Jordi Castells – Abogado en Figueras Legal

Being a director of a company represents a serious commitment where your actions must be, at all times, diligent. This entails the fulfilment of a series of obligations, especially in the economic field, where they become especially relevant in those situations where, unfortunately, the company is not in a good economic and financial state.

At this point, if a company is immersed in a cause for dissolution (the most common being the existence of losses that leave the net assets reduced to an amount less than half of the share capital), it is essential and necessary for the administrative body to act explicitly and quickly in order to avoid possible liabilities (defined as the obligation to compensate for the harmful consequences for the rights and interests of a third party).

Otherwise, an omission or late action may give rise to the action provided for in article 367 of the Ley de Sociedades de Capital. The aforementioned article establishes an action of liability for debts where the directors are jointly and severally liable for the company’s obligations if within 2 months they do not call a General Meeting to adopt a resolution to dissolve the company or to remove its causes or, if the company is insolvent, the obligation to file for insolvency proceedings. This period must be calculated from the time when the directors were aware or should have been aware of the company’s financial situation if they had acted with the normal diligence of their position.

Such liability is joint and several and personal (reaching, therefore, the personal and private assets of the director himself, with all that this entails) and will extend to those corporate obligations subsequent to the occurrence of the legal cause of dissolution of the company. In this sense, the law itself establishes an iuris tantum presumption, being that the corporate obligations claimed are presumed to be subsequent to the existence of the cause for dissolution, unless the administrators can prove that they are from an earlier date.

It is true that Article 13.1 of Real Decreto Ley 3/2020 of 18 September determines that the losses of the financial year 2020 will not be taken into consideration for the purposes of determining the existence of a cause for dissolution. However, this temporal scope is limited and must be taken into consideration in the accounts for the financial years 2021 and subsequent years. Consequently, if there were legal cause of dissolution on 31 December 2020, the two-month period would start to run at the latest on 31 March 2021, the maximum deadline for the preparation of the annual accounts in accordance with article 253 of the Ley de Sociedades de Capital (unless the administrative body was aware of the asset situation beforehand).

Consequently, many actions necessary must be taken to avoid situations which the company director finds himself in a situation where, with his own personal assets, he is liable for the company’s debts. For this reason, it is essential to have correct and timely legal advice in order to avoid this type of unpleasant situation. To this end, at “FIGUERAS LEGAL, S.L.P.” we can answer your doubts regarding this issue.

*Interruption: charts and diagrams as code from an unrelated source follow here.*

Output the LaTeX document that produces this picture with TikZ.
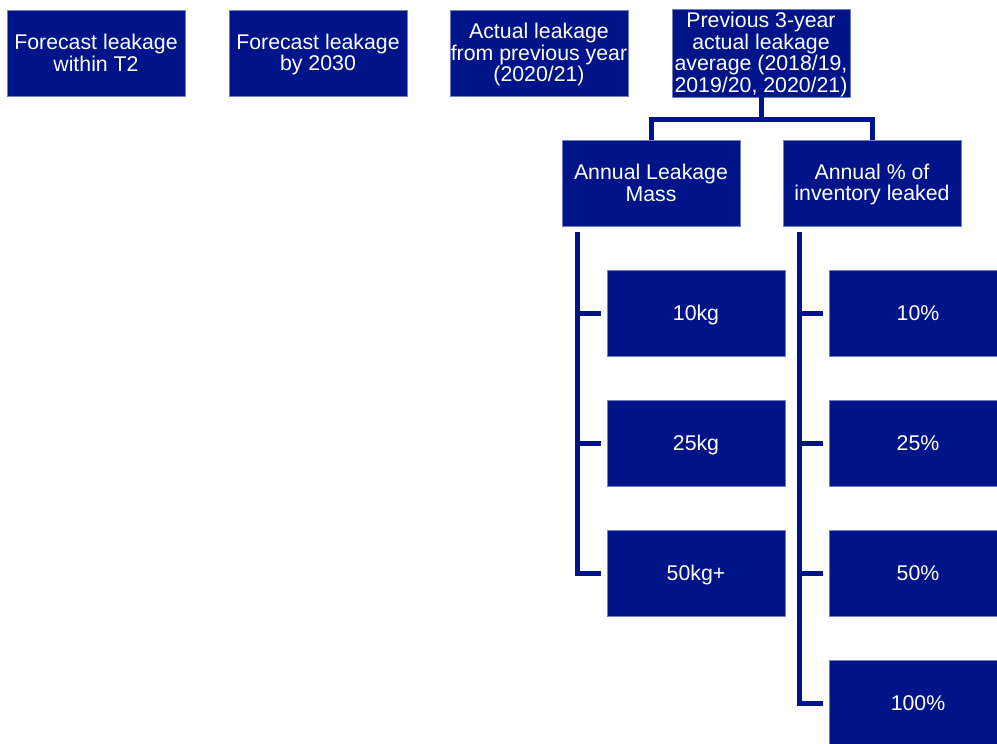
\documentclass[tikz,border=0pt]{standalone}
\usepackage{fontspec}
\setmainfont{Liberation Sans}
\usetikzlibrary{calc}
\definecolor{navy}{RGB}{0,20,137}
\newcommand\lnstrut{\rule[-3.2pt]{0pt}{21.7pt}}
\newcommand\boxfont{\fontsize{21.3}{21.7}\selectfont\lineskiplimit=-100pt\relax}
\begin{document}
\begin{tikzpicture}[x=1pt,y=-1pt,
  box/.style={fill=navy, draw=navy!55!white, line width=0.5pt, minimum width=178pt, minimum height=86pt,
    inner sep=0pt, align=center, text=white, font=\boxfont},
  conn/.style={draw=navy, line width=5pt}]
\useasboundingbox (0,0) rectangle (997,744);
\node[box] (f1) at (96,53) {\lnstrut Forecast leakage\\\lnstrut within T2};
\node[box] (f2) at (318,53) {\lnstrut Forecast leakage\\\lnstrut by 2030};
\node[box] (a1) at (539,53) {\lnstrut Actual leakage\\\lnstrut from previous year\\\lnstrut (2020/21)};
\node[box] (p3) at (761,53) {\lnstrut Previous 3-year\\\lnstrut actual leakage\\\lnstrut average (2018/19,\\\lnstrut 2019/20, 2020/21)};
\node[box] (m) at (651,183) {\lnstrut Annual Leakage\\\lnstrut Mass};
\node[box] (pc) at (872,183) {\lnstrut Annual \% of\\\lnstrut inventory leaked};
\node[box] (k10) at (696,313) {\lnstrut 10kg};
\node[box] (k25) at (696,443) {\lnstrut 25kg};
\node[box] (k50) at (696,573) {\lnstrut 50kg+};
\node[box] (p10) at (918,313) {\lnstrut 10\%};
\node[box] (p25) at (918,443) {\lnstrut 25\%};
\node[box] (p50) at (918,573) {\lnstrut 50\%};
\node[box] (p100) at (918,703) {\lnstrut 100\%};
% top tree
\coordinate (j) at ($(p3.south)+(0,22)$);
\draw[conn] (p3.south) -- (j);
\draw[conn] (m.north) |- (j) -| (pc.north);
% left branch
\coordinate (ls) at ($(m.south)+(-74,6)$);
\draw[conn] (ls) |- ([xshift=-6pt]k50.west);
\draw[conn] (ls |- k10.west) -- ([xshift=-6pt]k10.west);
\draw[conn] (ls |- k25.west) -- ([xshift=-6pt]k25.west);
% right branch
\coordinate (rs) at ($(pc.south)+(-73,6)$);
\draw[conn] (rs) |- ([xshift=-6pt]p100.west);
\draw[conn] (rs |- p10.west) -- ([xshift=-6pt]p10.west);
\draw[conn] (rs |- p25.west) -- ([xshift=-6pt]p25.west);
\draw[conn] (rs |- p50.west) -- ([xshift=-6pt]p50.west);
\end{tikzpicture}
\end{document}
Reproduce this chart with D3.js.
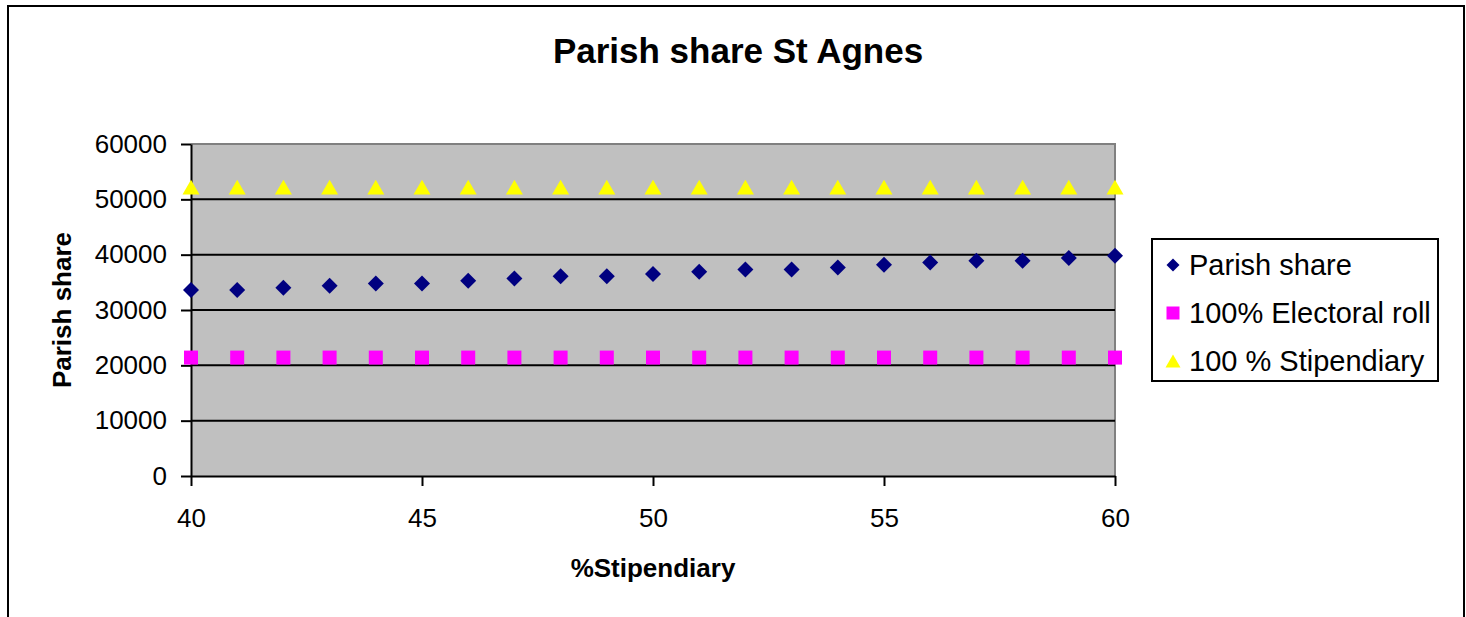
<!DOCTYPE html>
<meta charset="utf-8" />
<title>Parish share St Agnes</title>
<script src="https://d3js.org/d3.v7.min.js"></script>
<style>
    body {
        margin: 0;
        background: #fff;
    }
    text {
        font-family: 'Liberation Sans', Arial, sans-serif;
        fill: #000;
    }
    .tick text {
        font-size: 26px;
    }
    .title {
        font-size: 35px;
        font-weight: bold;
    }
    .axis-title {
        font-size: 26px;
        font-weight: bold;
    }
    .legend text {
        font-size: 29px;
    }
</style>
<div id="chart"></div>
<script>
// % stipendiary (x)
var stipendiary = [40, 41, 42, 43, 44, 45, 46, 47, 48, 49, 50, 51, 52, 53, 54, 55, 56, 57, 58, 59, 60];
// series values
var parishShare = [33600, 33600, 34000, 34400, 34800, 34800, 35300, 35700, 36100, 36100, 36500,
    36900, 37300, 37300, 37700, 38200, 38600, 38900, 38900, 39400, 39800];
var electoralRoll = [21400, 21400, 21400, 21400, 21400, 21400, 21400, 21400, 21400, 21400, 21400,
    21400, 21400, 21400, 21400, 21400, 21400, 21400, 21400, 21400, 21400];
var fullStipendiary = [52200, 52200, 52200, 52200, 52200, 52200, 52200, 52200, 52200, 52200, 52200,
    52200, 52200, 52200, 52200, 52200, 52200, 52200, 52200, 52200, 52200];
var seriesNames = ["Parish share", "100% Electoral roll", "100 % Stipendiary"];
var xTicks = [40, 45, 50, 55, 60];
var yTicks = [0, 10000, 20000, 30000, 40000, 50000, 60000];

var width = 1466,
    height = 617;
var plot = { left: 191, right: 1115, top: 144, bottom: 476 };

var svg = d3.select("#chart").append("svg")
    .attr("width", width)
    .attr("height", height);

// outer chart border (runs off the bottom of the picture)
svg.append("rect")
    .attr("x", 8).attr("y", 6)
    .attr("width", 1456).attr("height", 640)
    .attr("fill", "#fff")
    .attr("stroke", "#000")
    .attr("stroke-width", 2);

var x = d3.scaleLinear().domain([40, 60]).range([plot.left, plot.right]);
var y = d3.scaleLinear().domain([0, 60000]).range([plot.bottom, plot.top]);

// plot area
svg.append("rect")
    .attr("x", plot.left).attr("y", plot.top)
    .attr("width", plot.right - plot.left)
    .attr("height", plot.bottom - plot.top)
    .attr("fill", "#c0c0c0");

svg.append("path")
    .attr("d", "M" + plot.left + "," + plot.top + "H" + plot.right + "V" + plot.bottom)
    .attr("fill", "none")
    .attr("stroke", "#808080")
    .attr("stroke-width", 2);

// gridlines
svg.append("g")
    .selectAll("line")
    .data(yTicks.filter(function(d) { return d > 0 && d < 60000; }))
    .enter().append("line")
    .attr("x1", plot.left).attr("x2", plot.right)
    .attr("y1", function(d) { return y(d); })
    .attr("y2", function(d) { return y(d); })
    .attr("stroke", "#000")
    .attr("stroke-width", 2);

// axes
var yAxis = svg.append("g")
    .attr("transform", "translate(" + plot.left + ",0)")
    .call(d3.axisLeft(y).tickValues(yTicks).tickFormat(d3.format("d"))
        .tickSize(10).tickPadding(14).tickSizeOuter(0));
var xAxis = svg.append("g")
    .attr("transform", "translate(0," + plot.bottom + ")")
    .call(d3.axisBottom(x).tickValues(xTicks).tickSize(10).tickPadding(23).tickSizeOuter(0));
[yAxis, xAxis].forEach(function(a) {
    a.select(".domain").attr("stroke", "#000").attr("stroke-width", 2);
    a.selectAll(".tick line").attr("stroke", "#000").attr("stroke-width", 2);
    a.attr("font-family", null).attr("font-size", null);
});

// marker shapes, centred on the point
function marker(kind, s) {
    var h = s / 2;
    if (kind == "diamond") return "M0," + (-h) + "L" + h + ",0L0," + h + "L" + (-h) + ",0Z";
    if (kind == "square") return "M" + (-h) + "," + (-h) + "h" + s + "v" + s + "h" + (-s) + "Z";
    var th = s * 0.87;
    return "M0," + (-th / 2) + "L" + h + "," + (th / 2) + "L" + (-h) + "," + (th / 2) + "Z";
}

var series = [
    { name: seriesNames[0], values: parishShare, kind: "diamond", size: 16, color: "#000080" },
    { name: seriesNames[1], values: electoralRoll, kind: "square", size: 14, color: "#ff00ff" },
    { name: seriesNames[2], values: fullStipendiary, kind: "triangle", size: 17, color: "#ffff00" }
];

series.forEach(function(s) {
    svg.append("g")
        .selectAll("path")
        .data(s.values)
        .enter().append("path")
        .attr("d", marker(s.kind, s.size))
        .attr("transform", function(d, i) { return "translate(" + x(stipendiary[i]) + "," + y(d) + ")"; })
        .attr("fill", s.color);
});

// titles
svg.append("text")
    .attr("class", "title")
    .attr("x", 738).attr("y", 63)
    .attr("text-anchor", "middle")
    .text("Parish share St Agnes");

svg.append("text")
    .attr("class", "axis-title")
    .attr("x", 653).attr("y", 577)
    .attr("text-anchor", "middle")
    .text("%Stipendiary");

svg.append("text")
    .attr("class", "axis-title")
    .attr("transform", "translate(71,310) rotate(-90)")
    .attr("text-anchor", "middle")
    .text("Parish share");

// legend
var legend = svg.append("g").attr("class", "legend");
legend.append("rect")
    .attr("x", 1152).attr("y", 239)
    .attr("width", 286).attr("height", 142)
    .attr("fill", "#fff")
    .attr("stroke", "#000")
    .attr("stroke-width", 2);

var rows = legend.selectAll(".row")
    .data(series)
    .enter().append("g")
    .attr("class", "row")
    .attr("transform", function(d, i) { return "translate(1173," + (265 + i * 48) + ")"; });
rows.append("path")
    .attr("d", function(d) { return marker(d.kind, d.kind == "triangle" ? 15 : 13); })
    .attr("fill", function(d) { return d.color; });
rows.append("text")
    .attr("x", 16)
    .attr("dy", "0.36em")
    .text(function(d) { return d.name; });
</script>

Finally, it should be noted that this liability action must be differentiated, on the one hand, from the individual liability action provided for in article 236 of the Ley de Sociedades de Capital, understood as a compensatory action which, for its application, requires a conduct or attitude that gives rise to damage in such a way that the injured claimant must prove that there is a causal link between the act or omission of the company director and the damage caused to the claimant and, on the other hand, from the civil liability action set out in article 1. 902 of the Código Civil, which applies to damages for actions carried out by the company director outside the exercise of his functions.